Research

Building a brand for global volunteerism

U.N. Volunteers communications chief to speak in Arthur W. Page Professional-in-Residence series

Jennifer Stapper, chief of communications for the United Nations Volunteers Credit: ProvidedAll Rights Reserved.

UNIVERSITY PARK, Pa.— Promoting a volunteer organization that contributes to peace and development is an easy sell, says Jennifer Stapper. Promoting it at the global level for the United Nations can present a number of unexpected challenges.

Stapper leads communications for the United Nations Volunteers (UNV) programme, a U.N. organization that contributes to the aspirations of the United Nations through a wide-spread organized group of qualified and motivated volunteers. She will speak at 7 p.m. on Feb. 3 in the HUB Auditorium. The lecture is a part of the Professional-in-Residence program, a series run by the Arthur W. Page Center for Integrity in Communication.

In her talk, "Tapping the potential of the U.N. brand for a better world,” Stapper will discuss her role in spreading UNV’s message and good work, which reaches more than 125 countries and includes around 6,500 U.N. volunteers in the field, and another 11,000 as online volunteers. Stapper works in Bonn, Germany where she promotes the organization’s sustainable work and peacemaking efforts. Keeping a focused mission among hundreds of diverse cultures is a challenge in itself, working with equally complicated hardships like wars, refugee crises, economic difficulties and famine creates unique communications´ obstacles for Stapper and her team.

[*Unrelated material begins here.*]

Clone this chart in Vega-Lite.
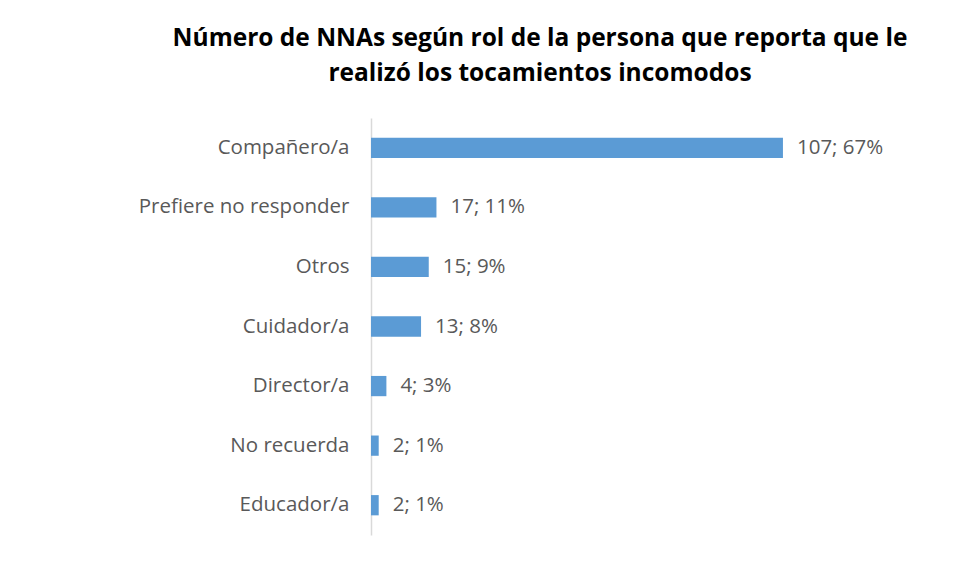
{
  "$schema": "https://vega.github.io/schema/vega-lite/v6.json",
  "autosize": {"type": "none"},
  "padding": {"left": 371, "top": 118, "right": 140, "bottom": 46},
  "width": 462,
  "height": 417,
  "background": "white",
  "title": {
    "text": ["Número de NNAs según rol de la persona que reporta que le", "realizó los tocamientos incomodos"],
    "font": "Open Sans",
    "fontSize": 24.5,
    "fontWeight": "bold",
    "color": "#000000",
    "anchor": "middle",
    "frame": "group",
    "dx": -62,
    "offset": 32,
    "lineHeight": 35
  },
  "data": {
    "values": [
      {"rol": "Compañero/a", "n": 107, "pct": "67%"},
      {"rol": "Prefiere no responder", "n": 17, "pct": "11%"},
      {"rol": "Otros", "n": 15, "pct": "9%"},
      {"rol": "Cuidador/a", "n": 13, "pct": "8%"},
      {"rol": "Director/a", "n": 4, "pct": "3%"},
      {"rol": "No recuerda", "n": 2, "pct": "1%"},
      {"rol": "Educador/a", "n": 2, "pct": "1%"}
    ]
  },
  "encoding": {
    "y": {
      "field": "rol",
      "type": "nominal",
      "sort": null,
      "scale": {"paddingInner": 0.66, "paddingOuter": 0.33},
      "axis": {
        "title": null,
        "ticks": false,
        "labelPadding": 22,
        "labelFont": "Open Sans",
        "labelFontSize": 20.5,
        "labelColor": "#595959",
        "domainColor": "#D9D9D9",
        "domainWidth": 1.5,
        "labelLimit": 300
      }
    },
    "x": {
      "field": "n",
      "type": "quantitative",
      "scale": {"domain": [0, 120], "nice": false},
      "axis": null
    }
  },
  "layer": [
    {"mark": {"type": "bar", "color": "#5B9BD5"}},
    {
      "mark": {"type": "text", "align": "left", "dx": 14, "font": "Open Sans", "fontSize": 20.5, "color": "#595959"},
      "encoding": {"text": {"field": "label"}},
      "transform": [{"calculate": "datum.n + '; ' + datum.pct", "as": "label"}]
    }
  ],
  "config": {"view": {"stroke": null}}
}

With partners all over the world, UNV mobilizes qualified volunteers into diverse United Nations programming. Many volunteers are stationed in sub-Saharan Africa, but thousands are located in other locations of need. For example, UNV is heavily involved in areas bordering Syria assisting registered refugees. Volunteers there organize schools for children, centers for women and resources for communities.

Volunteer work at this level is especially challenging. Volunteers often share the same living standards as the citizens of the remote towns and villages they work in. This can mean no electricity or running water. Many assignments do not allow volunteers to bring their families due to security issues. Stapper will discuss her role in telling the volunteer story and raising awareness of the importance of volunteers to U.N. goals.

Before joining the U.N., Stapper headed strategic communications and stakeholder relations at Fairtrade International. She also worked for a variety of non-governmental organizations in Brussels, Belgium and Washington D.C. in fundraising and public relations. Jennifer has a master’s degree in international relations from the University of Geneva, and a bachelor of arts from the University of Virginia in social and political thought. 

The lecture is a part of the Arthur W. Page Center’s Professional-in-Residence program, a series that invites top communicators to University Park to speak. In addition to the lecture, the selected professionals spend several days on campus visiting communications classes, meeting with faculty and networking with others.

The Arthur W. Page Center for Integrity in Public Communication is a research center at the Penn State College of Communications dedicated to the study and advancement of ethics and responsibility in corporate communication and other forms of public communication.